Expelling two students from the University of Oklahoma for the racist chant seems, to me, not only unfair but possibly illegal. They have a right to free speech, no matter how offensive. It’s the price we all pay in order for all of us to have the right to say whatever we want… right? I mean, if these guys were Nazis, would we even be talking about this?
Shutting down the fraternity was certainly a crowd-pleasing thing to do but it was the wrong lesson. It sent a terrible message and, rather than address the real problem, merely forced it back underground. America, it seems, is good at that: burying real so-cial schisms until, say, a black guy is elected president or a lesbian is appointed to the U.S. Supreme Court. I remain shocked and unnerved at how deep racism continues to drill into the American ideal, that such ignorance is shockingly alive and well. I tend to blame the Republican party for using racism as a political tool, thereby desensitizing the nation to such matters and bringing racism flagrantly, baldly out into the open where it is, for the most part, accepted.
Frankly, I think being exposed as idiots was punishment enough for SAE. The University of Oklahoma took a black eye over the incident, as it should: I hardly believe nobody in any position of leadership at that campus was aware of the brazenly racist attitudes of SAE.

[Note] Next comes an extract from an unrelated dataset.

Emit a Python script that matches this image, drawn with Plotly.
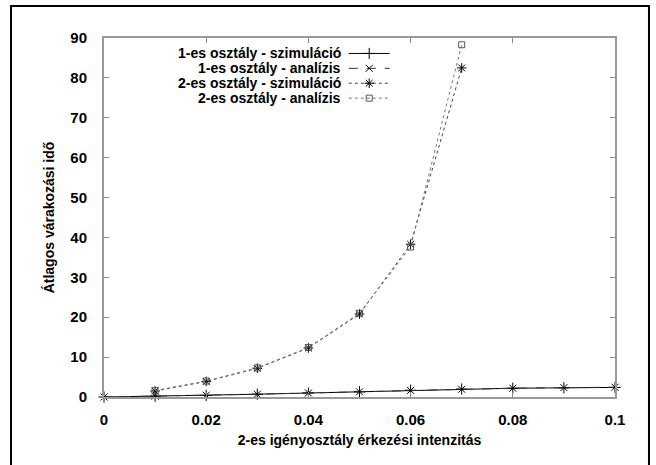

But the University should have stood up, first and foremost, for the principles this nation was founded upon. I honestly wasn’t all that offended and believe well-meaning white folks perhaps acting on my behalf—and thus treating all blacks like children incapable of expressing their own outrage—grossly overreacted to what this was: sophomoric stupidity by a bunch of knuckleheads. In their headlong rush to defend me, us, whomever, they trampled the U.S. constitution that actually freed us in the first place.